Des jeunes moudjahidine venus de la Kabylie ont, également, pris part à un nombre de ces opérations, visant des casernes militaires à Blida et Boufarik. « Ces opérations furent un succès. Ils retournèrent dans leurs région chargés d’armes et de munitions », a-t-on appris auprès de la direction locale des moudjahidine.
Casernes et ponts, cibles majeures des moudjahidine
Les chefs de la Révolution ont particulièrement veillé, lors de la planification de ces attaques militaires, à cibler les infrastructures de base de l’administration coloniale française. L’usine des alliés et de la papeterie de Bab Ali ont été incendiées, les ponts de l’Oued Lekhel, à l’entrée de la ville de Boufarik, de Ben chaâbane et de l’Oued Chaàbnia, situé entre Birtouta et Ouled Chbel, ont été détruits pour entraver les mouvements ennemis.
L’opération de la caserne « Bizzot » de Blida, menée par une trentaine de moudjahidine sous le commandement de Rabah Bitat, fut également un succès, au même titre que toutes les autres opérations qui ont surpris le colonisateur français. Les groupes participants à ces actions se sont repliés dans les monts de Chréa et de Megtaà Lezreg, tandis que les moudjahidine non recherchés ont regagné leurs domiciles.
Le moudjahid Abdelkader Annane (90 ans) dit se souvenir, à ce jour, « des moindres détails des opérations de la nuit du 1er novembre », dotées d’« une haute symbolique », selon son expression. Il s’est également félicité de la réussite de ces opérations qui ont « déconcerté les autorités coloniales, qui ne s’attendaient pas à des attaques simultanées sur tout le territoire national ».
Pour le professeur d’histoire à l’université Ali Lounici d’El Affroune, Abdelkrim Menaceur, le succès du déclenchement de la Révolution de Novembre s’explique par la « très bonne organisation des opérations, qui n’a négligé aucun détail, de même que les entraînements », notant que les « préparatifs qui ont précédé, n’ont laissé aucune place au hasard ».
A cela s’ajoutent la « conviction et la détermination des moudjahidine, ainsi que leur foi en la justesse de leur cause », a soutenu l’universitaire, qui n’a pas manqué de souligner l’adhésion du peuple à cette Révolution, notamment à la suite des manifestations du 8 mai 1945, qui ont renforcé sa conviction que « seule l’action armée est à même d’expulser la France coloniale de l’Algérie ».
« Les autorités coloniales, qui ne s’attendaient pas à de telles opérations simultanées dans tout le pays, ont été surprises par le déclenchement de la guerre de libération et ont réalisé, pour la première fois, qu’elles étaient confrontées à une véritable Révolution et organisation », a ajouté M. Menaceur.

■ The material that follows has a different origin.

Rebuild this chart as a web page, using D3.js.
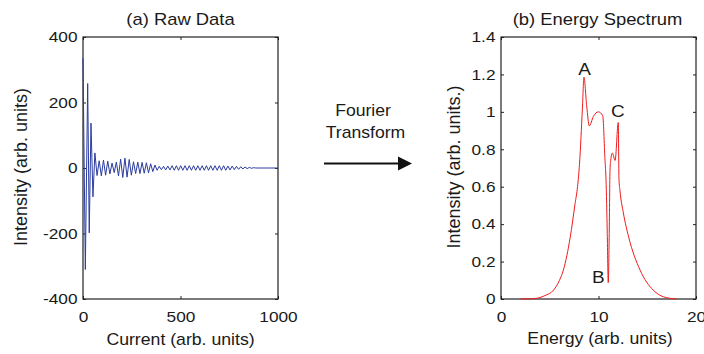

Il a, également, souligné combien étaient « difficiles » pour les chefs de la Révolution de l’époque de mener des actions contre l’ennemi dans la Mitidja qui comptait « un grand nombre de points de contrôle français, de par sa position proche des centres de décision, en plus du fait qu’elle constituait une ressource économique d’importance pour les autorités coloniales ».